James Rudolph Garfield was the third of seven children born to President James Garfield and First Lady Lucretia Garfield. Besides being the son of a president himself, he went on to serve as a member of the cabinet in the administration of Theodore Roosevelt, serving as Secretary of the Interior, an important portfolio to the great conservationist president. (James R. Garfield as a young man is shown below as the boy standing, first from the left in the picture).



James R. Garfield was born October 17, 1865 in Hiram, Ohio. At the time his father was serving as a Member of the U.S. House of Representatives from Ohio's 19th district. On July 2, 1881, at the age of 15, he witnessed the shooting of his father by disgruntled office-seeker Charles J. Guiteau at the Baltimore and Potomac railroad station in Washington. The President and his son were waiting for a train en route to Williams College in Williamstown, Massachusetts, where young James had been recently accepted, when the shooting took place.

Following his father's death on September 19, 1881, he studied at Williams College, graduating in 1885, before moving on to Columbia Law School where he studied law and earned his J.D. in 1888. That same year, he was admitted to the Ohio bar and established the Cleveland, Ohio-based law firm of Garfield and Garfield, with his brother Harry Augustus Garfield.

In 1890 James A. Garfield married Helen Newell. They were together for forty years until her death in 1930. They had four sons: John N., James A., Rudolph, and Newell. Their grandson, also named Newell Garfield, later married Jane Harrison Walker, a granddaughter of President Benjamin Harrison and Harrison's second wife Mary Dimmick Harrison, as well as the great-grandniece of James G. Blaine.

From 1896 to 1899, he served in the Ohio State Senate. It was the only office he was ever elected to. He caught the attention of President Theodore Roosevelt, who appointed Garfield to serve as a Member of the United States Civil Service Commission from 1902 to 1903. From 1903 to 1907, he served as Commissioner of Corporations at the Department of Commerce and Labor, where he conducted investigations of the meat-packing, petroleum, steel, and railroad industries. From 1907 to 1909, he served in Roosevelt's Cabinet as Secretary of the Interior, where he advocated for the conservation of natural resources. At the end of his term, when fellow Ohioan William Howard Taft became President, Garfield left this post on March 4, 1909, and returned to his law practice in Cleveland.

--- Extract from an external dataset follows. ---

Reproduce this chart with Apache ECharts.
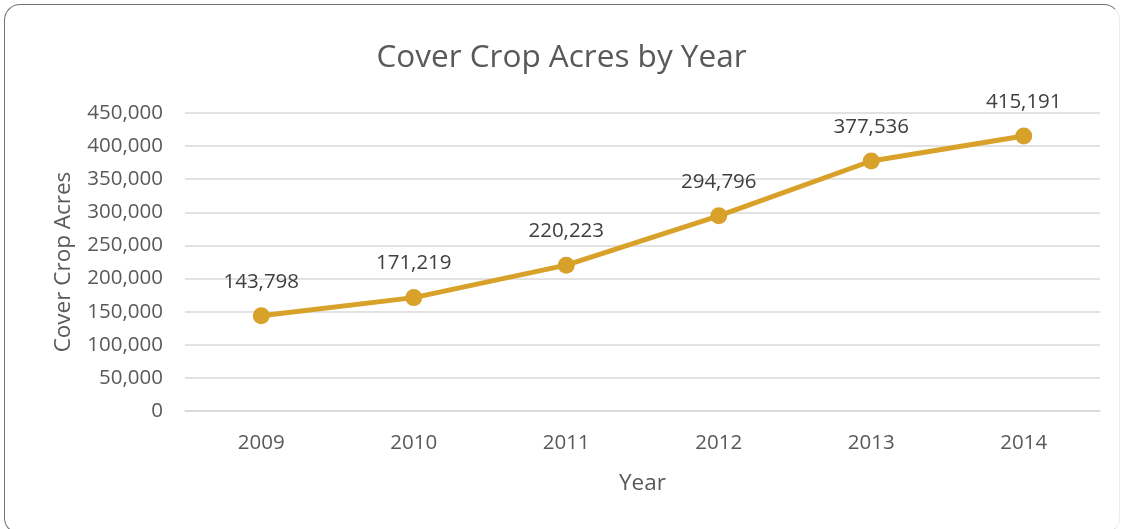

During the 1912 presidential election, Garfield was a key supporter of Roosevelt's bid for a third term. He was a supporter of the progressive wing of the Republican Party that had broken away in 1912 to join Roosevelt's "Bull Moose" Party. In 1914, Garfield made an unsuccessful bid for Governor of Ohio on the Progressive Party ticket. After his defeat he resumed his Cleveland law practice, where he became prominent in local Republican politics, and was a member of several civic organizations, including the Chamber of Commerce, the Western Reserve Historical Society, the Cleveland Association for the Hard of Hearing, and the Cleveland Foundation



When the United States entered the first World War in 1917, Theodore Roosevelt tried to raise a division of volunteers to fight in the conflict, much as he had done during the Spanish American War twenty-one years earlier He selected Garfield as one of eighteen officers to raise a volunteer infantry division, called "Roosevelt's World War I volunteers", for service in France in 1917. The U.S. Congress gave Roosevelt the authority to raise up to four divisions similar to the Rough Riders of 1st United States Volunteer Cavalry Regiment and to the British Army 25th (Frontiersmen) Battalion, Royal Fusiliers. But when the Commander-in-chief, President Woodrow Wilson refused to make use of the volunteers, the unit disbanded.

After the war, President Calvin Coolidge appointed Garfield to the emergency board investigating railroad labor disputes, and President Herbert Hoover appointed him chairman of the Federal Commission of the Conservation of the Public Domain.

As counsel for the Cleveland Foundation, Garfield handled the foundation’s legal affairs until 1946, when he was 81.) He was responsible for the transfer of the first $10 million in endowment monies to the foundation. In 1921 he was involved in a heated public debate about the findings of the Cleveland Foundation’s criminal justice survey. In a critical report about the performance of municipal and county courts, attorney-investigator Reginald Hebert Smith listed a number of abuses within the system. Of every 100 felony cases originating with city prosecutors, Smith had discovered that only 29 on average proceeded through to sentencing. Among the causes identified by Smith were the defense of certain criminals by a attorneys with powerful political ties, underpaid prosecutors with inexperienced assistants, and the shirking of jury duty by well-educated citizens. Members of the judiciary mounted a fierce public counterattack, labeling Smith’s investigation “unjust” and a “criminal waste of money.” Cuyahoga County Court Judge Homer G. Powell went so far as to threaten to jail the foundation’s board for contempt. Garfield was renowned for his courage in refusing to back down from the foundation's report. He advised his clients to tell “Judge Powell that he could send the sheriff anytime he wanted to receive us.”

Garfield was active in drafting the Republican platform for the 1932 election. He died in Washington, D.C. on March 24, 1950 at the age of 84. He was last surviving member of Theodore Roosevelt's administration. He had survived his father by almost 69 years. He was interred in Mentor Municipal Cemetery in Mentor, Ohio beside his wife Helen.